***** SOURCE MATERIAL

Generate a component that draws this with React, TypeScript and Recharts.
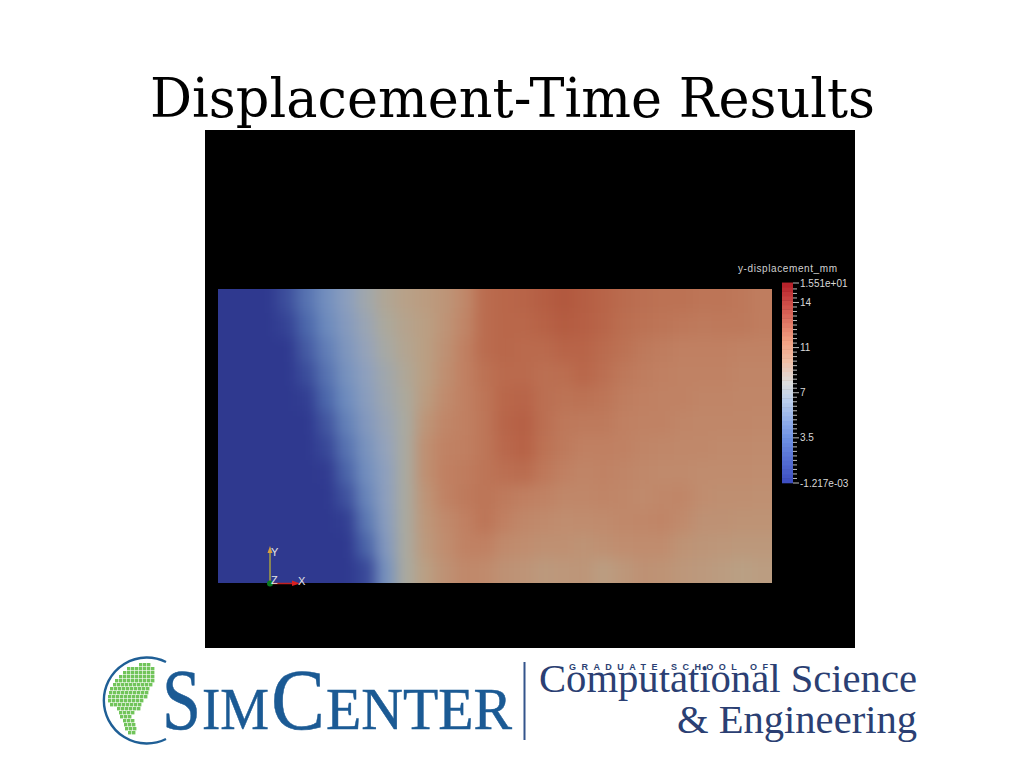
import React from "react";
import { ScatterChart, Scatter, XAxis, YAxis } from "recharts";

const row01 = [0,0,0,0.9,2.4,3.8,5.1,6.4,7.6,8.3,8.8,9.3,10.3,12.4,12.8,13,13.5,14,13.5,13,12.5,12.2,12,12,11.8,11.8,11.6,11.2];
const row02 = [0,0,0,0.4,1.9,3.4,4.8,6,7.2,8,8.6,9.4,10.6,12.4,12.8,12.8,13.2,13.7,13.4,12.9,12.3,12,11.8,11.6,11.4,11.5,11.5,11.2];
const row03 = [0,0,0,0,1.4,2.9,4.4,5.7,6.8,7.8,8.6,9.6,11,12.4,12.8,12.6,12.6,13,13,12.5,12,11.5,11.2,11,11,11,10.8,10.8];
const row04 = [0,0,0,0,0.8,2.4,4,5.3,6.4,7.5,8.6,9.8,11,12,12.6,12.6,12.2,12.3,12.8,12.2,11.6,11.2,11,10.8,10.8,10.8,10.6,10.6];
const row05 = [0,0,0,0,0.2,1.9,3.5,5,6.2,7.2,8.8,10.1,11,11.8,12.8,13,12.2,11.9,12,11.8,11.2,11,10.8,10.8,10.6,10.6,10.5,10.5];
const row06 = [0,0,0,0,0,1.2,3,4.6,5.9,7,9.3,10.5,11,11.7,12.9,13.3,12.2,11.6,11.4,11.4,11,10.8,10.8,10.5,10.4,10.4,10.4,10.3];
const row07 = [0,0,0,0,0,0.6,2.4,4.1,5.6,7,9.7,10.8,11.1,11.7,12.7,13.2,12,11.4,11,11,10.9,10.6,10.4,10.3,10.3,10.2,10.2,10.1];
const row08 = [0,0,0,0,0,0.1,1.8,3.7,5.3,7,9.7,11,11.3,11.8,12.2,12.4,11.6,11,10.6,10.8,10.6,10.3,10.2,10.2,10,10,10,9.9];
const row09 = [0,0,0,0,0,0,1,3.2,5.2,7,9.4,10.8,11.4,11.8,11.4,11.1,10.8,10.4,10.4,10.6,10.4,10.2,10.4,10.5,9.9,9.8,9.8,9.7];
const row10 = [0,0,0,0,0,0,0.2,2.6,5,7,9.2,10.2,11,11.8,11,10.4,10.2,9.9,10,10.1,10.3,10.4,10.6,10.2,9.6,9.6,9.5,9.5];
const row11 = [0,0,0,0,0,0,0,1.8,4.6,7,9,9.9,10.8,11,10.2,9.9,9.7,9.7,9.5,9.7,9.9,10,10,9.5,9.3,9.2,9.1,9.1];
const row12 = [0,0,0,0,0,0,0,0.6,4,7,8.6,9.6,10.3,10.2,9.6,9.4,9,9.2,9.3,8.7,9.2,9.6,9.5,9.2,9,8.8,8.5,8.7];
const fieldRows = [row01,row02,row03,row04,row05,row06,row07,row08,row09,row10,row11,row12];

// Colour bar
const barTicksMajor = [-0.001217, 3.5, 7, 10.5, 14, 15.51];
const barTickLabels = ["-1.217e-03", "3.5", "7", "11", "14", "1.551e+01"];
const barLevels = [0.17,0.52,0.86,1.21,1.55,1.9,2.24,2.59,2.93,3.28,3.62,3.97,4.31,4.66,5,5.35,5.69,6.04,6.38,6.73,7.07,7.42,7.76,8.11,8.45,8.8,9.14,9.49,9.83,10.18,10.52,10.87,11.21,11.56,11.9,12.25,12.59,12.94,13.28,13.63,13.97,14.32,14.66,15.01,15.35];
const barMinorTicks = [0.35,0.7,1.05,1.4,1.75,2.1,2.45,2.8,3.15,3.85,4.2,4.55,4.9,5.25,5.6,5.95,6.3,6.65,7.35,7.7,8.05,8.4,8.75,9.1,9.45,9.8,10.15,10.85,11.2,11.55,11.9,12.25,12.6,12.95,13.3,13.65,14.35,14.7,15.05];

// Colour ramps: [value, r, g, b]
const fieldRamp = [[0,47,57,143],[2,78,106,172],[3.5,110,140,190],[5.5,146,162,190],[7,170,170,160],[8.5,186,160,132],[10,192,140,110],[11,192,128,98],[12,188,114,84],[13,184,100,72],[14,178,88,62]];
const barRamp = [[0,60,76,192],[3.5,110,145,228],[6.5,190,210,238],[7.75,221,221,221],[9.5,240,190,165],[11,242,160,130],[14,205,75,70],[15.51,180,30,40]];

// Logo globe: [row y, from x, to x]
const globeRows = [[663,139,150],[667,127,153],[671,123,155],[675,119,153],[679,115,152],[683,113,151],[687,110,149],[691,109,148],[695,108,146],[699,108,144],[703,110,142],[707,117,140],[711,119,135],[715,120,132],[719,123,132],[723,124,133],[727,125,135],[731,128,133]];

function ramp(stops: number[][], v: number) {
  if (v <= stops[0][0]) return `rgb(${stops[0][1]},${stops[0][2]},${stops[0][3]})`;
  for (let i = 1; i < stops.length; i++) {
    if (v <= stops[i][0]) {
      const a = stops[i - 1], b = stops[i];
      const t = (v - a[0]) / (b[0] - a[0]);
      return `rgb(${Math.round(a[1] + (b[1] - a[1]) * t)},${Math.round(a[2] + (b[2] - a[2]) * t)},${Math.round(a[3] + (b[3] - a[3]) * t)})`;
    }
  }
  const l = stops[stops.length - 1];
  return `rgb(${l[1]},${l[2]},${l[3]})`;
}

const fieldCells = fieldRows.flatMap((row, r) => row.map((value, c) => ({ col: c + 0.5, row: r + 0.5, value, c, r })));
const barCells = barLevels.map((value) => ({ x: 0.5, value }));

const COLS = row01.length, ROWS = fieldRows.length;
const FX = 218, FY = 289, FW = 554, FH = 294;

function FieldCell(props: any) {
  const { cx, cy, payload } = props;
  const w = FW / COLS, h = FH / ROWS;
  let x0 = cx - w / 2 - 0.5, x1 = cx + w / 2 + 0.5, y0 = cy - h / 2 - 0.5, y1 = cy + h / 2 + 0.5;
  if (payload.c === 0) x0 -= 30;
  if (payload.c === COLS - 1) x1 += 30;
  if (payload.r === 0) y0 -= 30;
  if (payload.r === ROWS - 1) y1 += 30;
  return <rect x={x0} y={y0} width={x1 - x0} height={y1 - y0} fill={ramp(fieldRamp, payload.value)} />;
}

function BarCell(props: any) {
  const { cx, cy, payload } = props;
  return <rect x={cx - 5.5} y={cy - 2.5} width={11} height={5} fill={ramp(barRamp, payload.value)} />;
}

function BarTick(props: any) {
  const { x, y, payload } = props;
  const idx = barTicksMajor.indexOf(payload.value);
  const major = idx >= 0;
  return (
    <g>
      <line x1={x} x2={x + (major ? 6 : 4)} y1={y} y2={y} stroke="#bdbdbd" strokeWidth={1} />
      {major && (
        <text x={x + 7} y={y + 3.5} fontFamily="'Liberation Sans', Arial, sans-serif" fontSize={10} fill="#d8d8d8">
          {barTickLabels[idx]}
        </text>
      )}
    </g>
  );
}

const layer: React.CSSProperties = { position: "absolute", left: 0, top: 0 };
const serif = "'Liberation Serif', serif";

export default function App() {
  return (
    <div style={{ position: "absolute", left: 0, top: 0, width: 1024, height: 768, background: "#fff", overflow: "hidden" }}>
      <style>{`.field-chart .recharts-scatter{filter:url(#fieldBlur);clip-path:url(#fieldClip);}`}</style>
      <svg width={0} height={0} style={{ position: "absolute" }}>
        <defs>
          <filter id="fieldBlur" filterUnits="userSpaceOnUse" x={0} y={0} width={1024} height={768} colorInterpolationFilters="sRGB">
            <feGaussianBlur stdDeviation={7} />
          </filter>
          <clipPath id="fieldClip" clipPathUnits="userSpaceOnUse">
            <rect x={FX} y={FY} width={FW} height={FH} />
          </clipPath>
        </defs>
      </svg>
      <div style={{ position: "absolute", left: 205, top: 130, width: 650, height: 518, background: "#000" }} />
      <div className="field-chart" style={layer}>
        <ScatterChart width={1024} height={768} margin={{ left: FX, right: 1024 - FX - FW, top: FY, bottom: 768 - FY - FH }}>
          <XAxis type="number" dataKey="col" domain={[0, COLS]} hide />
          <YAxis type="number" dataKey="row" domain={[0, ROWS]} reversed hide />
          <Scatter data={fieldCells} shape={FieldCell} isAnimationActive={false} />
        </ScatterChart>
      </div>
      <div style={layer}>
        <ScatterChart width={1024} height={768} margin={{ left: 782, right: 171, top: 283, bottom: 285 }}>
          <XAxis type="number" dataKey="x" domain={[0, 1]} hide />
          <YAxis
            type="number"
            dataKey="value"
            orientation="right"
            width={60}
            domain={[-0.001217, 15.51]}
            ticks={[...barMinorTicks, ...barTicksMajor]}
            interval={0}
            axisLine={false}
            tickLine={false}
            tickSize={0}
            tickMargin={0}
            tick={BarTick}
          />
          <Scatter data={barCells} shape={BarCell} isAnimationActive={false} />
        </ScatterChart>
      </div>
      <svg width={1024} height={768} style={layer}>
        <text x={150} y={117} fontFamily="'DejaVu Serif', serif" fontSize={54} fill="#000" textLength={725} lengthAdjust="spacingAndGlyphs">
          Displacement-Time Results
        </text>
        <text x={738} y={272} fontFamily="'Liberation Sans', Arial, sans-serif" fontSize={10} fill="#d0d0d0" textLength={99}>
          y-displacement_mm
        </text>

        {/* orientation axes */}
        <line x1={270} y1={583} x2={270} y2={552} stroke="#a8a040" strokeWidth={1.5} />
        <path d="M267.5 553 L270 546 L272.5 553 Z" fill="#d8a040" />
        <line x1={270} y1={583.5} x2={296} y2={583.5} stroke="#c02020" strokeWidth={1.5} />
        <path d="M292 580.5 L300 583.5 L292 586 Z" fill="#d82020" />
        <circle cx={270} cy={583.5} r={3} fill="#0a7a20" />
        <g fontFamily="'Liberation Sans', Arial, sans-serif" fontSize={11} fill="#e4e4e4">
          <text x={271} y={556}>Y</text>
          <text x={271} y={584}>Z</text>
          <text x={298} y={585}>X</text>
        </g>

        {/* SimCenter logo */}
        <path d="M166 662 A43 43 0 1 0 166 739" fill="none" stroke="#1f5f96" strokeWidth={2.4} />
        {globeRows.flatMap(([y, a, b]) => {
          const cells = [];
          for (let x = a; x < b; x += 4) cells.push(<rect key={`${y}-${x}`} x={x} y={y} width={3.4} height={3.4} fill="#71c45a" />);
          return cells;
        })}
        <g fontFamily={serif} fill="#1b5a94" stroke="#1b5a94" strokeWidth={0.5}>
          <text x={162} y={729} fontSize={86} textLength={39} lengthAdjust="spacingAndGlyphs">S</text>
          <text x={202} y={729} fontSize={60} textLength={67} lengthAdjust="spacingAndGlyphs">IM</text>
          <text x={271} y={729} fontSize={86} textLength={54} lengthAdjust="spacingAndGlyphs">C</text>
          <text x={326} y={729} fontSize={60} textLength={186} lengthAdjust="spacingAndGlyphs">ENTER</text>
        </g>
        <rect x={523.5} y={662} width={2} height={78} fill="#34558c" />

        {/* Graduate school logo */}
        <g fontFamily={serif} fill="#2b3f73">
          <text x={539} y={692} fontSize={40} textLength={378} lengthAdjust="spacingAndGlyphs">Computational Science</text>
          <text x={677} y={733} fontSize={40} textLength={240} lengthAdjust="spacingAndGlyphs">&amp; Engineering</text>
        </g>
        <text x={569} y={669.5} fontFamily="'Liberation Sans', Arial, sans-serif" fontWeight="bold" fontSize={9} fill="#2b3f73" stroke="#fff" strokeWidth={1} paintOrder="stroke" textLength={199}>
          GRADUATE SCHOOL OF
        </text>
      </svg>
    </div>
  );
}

**********

SET EXERCISE:
Repeat the listing above exactly from its first line to the line containing "Scatter, XAxis, YAxis", both included, and omit the pictures.

OUTPUT OF THE EXERCISE:
Generate a component that draws this with React, TypeScript and Recharts.
import React from "react";
import { ScatterChart, Scatter, XAxis, YAxis } from "recharts";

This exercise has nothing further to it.